- Prompt: Repeat verbatim only the lines from the opening of the material below through the one that contains "absolute_ratio = [1.482, 0.026, 0.223, 0.416, 0.129, 0.174]".

+ + + +

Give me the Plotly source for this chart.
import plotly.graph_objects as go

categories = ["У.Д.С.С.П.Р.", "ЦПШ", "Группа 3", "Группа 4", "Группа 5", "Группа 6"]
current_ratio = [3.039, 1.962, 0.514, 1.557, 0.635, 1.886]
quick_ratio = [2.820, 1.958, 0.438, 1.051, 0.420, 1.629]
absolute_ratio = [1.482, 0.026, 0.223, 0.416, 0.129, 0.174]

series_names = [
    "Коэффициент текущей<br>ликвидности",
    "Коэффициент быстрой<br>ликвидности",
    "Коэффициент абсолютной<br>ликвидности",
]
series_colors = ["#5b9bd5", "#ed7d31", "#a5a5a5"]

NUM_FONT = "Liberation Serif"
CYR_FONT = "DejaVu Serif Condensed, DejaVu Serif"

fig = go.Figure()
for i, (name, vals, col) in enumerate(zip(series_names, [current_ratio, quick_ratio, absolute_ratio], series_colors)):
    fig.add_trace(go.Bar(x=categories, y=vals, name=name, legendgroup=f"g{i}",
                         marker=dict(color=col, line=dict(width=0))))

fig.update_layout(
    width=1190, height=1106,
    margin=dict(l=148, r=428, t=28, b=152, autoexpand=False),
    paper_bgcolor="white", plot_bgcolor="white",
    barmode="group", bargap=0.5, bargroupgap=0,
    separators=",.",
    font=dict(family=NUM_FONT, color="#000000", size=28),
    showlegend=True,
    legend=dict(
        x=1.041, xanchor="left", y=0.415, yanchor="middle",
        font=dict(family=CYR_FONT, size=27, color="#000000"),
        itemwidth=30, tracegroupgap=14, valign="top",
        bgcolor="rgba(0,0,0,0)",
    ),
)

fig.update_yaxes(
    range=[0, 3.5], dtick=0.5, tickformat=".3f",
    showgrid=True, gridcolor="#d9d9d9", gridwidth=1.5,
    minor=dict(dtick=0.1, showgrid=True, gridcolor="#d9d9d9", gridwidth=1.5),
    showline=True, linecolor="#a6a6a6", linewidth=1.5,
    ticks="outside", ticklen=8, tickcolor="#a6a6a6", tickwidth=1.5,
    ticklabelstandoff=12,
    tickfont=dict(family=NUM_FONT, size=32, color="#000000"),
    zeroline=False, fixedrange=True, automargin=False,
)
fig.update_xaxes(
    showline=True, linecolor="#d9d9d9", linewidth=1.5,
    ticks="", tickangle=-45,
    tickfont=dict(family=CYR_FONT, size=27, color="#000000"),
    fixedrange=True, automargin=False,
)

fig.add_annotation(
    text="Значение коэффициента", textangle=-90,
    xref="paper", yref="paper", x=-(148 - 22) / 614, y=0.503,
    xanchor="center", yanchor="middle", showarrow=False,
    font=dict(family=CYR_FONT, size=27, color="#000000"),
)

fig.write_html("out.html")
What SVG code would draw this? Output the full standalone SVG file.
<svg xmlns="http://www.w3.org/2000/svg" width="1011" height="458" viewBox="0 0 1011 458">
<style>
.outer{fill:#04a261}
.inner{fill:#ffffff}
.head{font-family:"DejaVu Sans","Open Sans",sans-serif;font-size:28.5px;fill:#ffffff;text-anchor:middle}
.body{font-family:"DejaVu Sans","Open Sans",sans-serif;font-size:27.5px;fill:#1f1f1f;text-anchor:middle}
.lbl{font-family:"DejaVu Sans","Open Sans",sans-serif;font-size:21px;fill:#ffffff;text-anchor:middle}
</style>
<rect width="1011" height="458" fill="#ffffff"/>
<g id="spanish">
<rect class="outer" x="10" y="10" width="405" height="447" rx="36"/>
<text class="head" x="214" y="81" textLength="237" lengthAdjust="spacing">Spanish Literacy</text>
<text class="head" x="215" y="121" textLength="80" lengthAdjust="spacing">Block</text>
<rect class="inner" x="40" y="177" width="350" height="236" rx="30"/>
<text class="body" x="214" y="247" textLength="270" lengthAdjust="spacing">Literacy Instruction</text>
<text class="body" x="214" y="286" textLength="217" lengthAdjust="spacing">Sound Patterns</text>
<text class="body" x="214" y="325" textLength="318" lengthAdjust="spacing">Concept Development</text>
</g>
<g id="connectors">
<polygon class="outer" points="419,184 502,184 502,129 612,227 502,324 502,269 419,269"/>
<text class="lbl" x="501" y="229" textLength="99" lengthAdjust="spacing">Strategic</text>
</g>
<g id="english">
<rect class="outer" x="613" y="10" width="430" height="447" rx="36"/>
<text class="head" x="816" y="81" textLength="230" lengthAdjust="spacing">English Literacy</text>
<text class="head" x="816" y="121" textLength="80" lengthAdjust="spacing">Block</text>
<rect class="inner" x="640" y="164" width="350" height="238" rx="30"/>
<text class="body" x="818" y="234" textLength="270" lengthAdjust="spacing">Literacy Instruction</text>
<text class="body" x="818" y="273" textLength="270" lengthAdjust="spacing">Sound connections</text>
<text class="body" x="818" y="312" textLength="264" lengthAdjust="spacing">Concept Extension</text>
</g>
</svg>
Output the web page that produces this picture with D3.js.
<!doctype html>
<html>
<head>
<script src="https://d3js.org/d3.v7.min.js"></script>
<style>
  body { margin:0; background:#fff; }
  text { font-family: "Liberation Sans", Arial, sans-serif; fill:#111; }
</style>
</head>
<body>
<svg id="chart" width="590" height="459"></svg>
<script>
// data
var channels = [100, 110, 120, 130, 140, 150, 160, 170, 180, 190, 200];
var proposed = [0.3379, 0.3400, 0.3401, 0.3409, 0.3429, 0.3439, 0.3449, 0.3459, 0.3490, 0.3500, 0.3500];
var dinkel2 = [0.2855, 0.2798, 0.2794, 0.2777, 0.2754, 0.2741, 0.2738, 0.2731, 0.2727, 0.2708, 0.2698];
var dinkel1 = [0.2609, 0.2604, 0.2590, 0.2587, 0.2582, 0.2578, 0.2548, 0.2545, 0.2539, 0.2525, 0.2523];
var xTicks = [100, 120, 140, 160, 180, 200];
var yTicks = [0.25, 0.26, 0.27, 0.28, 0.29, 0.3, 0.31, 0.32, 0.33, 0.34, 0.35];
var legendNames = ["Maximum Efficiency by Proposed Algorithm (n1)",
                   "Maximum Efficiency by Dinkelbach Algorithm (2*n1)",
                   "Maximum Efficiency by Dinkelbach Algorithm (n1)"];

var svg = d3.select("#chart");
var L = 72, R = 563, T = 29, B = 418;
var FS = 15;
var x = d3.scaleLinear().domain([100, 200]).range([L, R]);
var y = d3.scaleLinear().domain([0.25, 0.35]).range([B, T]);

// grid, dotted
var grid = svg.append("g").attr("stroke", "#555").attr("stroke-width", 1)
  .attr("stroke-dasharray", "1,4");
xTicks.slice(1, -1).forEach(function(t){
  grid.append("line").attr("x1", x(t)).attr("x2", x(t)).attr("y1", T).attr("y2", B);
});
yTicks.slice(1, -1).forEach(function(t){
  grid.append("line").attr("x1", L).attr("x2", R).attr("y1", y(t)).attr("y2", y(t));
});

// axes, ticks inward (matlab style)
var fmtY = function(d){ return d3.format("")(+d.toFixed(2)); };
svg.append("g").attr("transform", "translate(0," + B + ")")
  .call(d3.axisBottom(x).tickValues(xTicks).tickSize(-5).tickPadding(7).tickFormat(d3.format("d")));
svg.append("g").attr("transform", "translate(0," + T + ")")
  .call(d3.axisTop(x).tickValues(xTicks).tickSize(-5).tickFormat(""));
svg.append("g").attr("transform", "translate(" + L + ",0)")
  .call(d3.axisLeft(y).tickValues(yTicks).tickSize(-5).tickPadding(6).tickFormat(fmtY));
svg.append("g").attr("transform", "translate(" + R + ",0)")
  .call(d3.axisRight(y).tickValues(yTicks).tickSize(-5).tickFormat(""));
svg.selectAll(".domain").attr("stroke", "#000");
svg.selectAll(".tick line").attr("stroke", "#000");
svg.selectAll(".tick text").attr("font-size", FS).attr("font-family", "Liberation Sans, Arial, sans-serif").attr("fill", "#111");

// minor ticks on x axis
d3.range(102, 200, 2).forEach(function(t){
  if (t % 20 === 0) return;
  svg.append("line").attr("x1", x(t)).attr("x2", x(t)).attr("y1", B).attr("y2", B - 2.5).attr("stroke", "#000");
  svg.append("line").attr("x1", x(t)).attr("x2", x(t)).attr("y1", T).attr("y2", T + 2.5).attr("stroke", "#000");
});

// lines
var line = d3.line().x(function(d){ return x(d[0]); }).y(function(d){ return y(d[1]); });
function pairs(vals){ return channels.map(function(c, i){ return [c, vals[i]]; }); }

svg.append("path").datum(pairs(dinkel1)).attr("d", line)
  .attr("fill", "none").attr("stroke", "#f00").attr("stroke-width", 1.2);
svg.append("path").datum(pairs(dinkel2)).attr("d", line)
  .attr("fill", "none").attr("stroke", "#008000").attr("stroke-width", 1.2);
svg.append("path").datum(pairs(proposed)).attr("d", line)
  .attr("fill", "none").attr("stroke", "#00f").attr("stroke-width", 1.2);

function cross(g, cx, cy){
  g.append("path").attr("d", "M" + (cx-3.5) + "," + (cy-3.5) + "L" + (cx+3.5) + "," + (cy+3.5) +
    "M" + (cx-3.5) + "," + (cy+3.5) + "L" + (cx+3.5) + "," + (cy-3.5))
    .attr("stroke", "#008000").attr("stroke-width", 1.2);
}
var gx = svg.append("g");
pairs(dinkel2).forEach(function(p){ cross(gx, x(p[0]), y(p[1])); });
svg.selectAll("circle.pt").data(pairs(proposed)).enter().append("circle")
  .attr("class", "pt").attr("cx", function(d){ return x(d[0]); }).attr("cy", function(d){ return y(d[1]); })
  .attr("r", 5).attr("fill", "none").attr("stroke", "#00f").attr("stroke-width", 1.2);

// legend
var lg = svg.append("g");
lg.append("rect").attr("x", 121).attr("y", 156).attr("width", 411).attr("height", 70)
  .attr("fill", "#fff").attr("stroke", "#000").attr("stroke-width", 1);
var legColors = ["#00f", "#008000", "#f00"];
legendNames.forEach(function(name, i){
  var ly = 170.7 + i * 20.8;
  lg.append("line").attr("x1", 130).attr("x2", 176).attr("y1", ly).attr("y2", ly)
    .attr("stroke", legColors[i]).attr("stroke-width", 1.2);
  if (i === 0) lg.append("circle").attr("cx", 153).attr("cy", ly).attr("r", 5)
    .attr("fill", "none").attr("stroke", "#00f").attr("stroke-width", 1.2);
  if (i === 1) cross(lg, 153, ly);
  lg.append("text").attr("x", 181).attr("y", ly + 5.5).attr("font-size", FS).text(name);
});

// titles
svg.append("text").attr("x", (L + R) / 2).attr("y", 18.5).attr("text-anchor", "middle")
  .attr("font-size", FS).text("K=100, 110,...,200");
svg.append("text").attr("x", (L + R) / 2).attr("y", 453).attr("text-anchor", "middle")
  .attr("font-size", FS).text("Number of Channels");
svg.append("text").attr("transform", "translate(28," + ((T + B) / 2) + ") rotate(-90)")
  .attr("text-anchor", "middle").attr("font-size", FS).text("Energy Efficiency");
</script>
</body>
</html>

+ + + +

- Result of this task:
Give me the Plotly source for this chart.
import plotly.graph_objects as go

categories = ["У.Д.С.С.П.Р.", "ЦПШ", "Группа 3", "Группа 4", "Группа 5", "Группа 6"]
current_ratio = [3.039, 1.962, 0.514, 1.557, 0.635, 1.886]
quick_ratio = [2.820, 1.958, 0.438, 1.051, 0.420, 1.629]
absolute_ratio = [1.482, 0.026, 0.223, 0.416, 0.129, 0.174]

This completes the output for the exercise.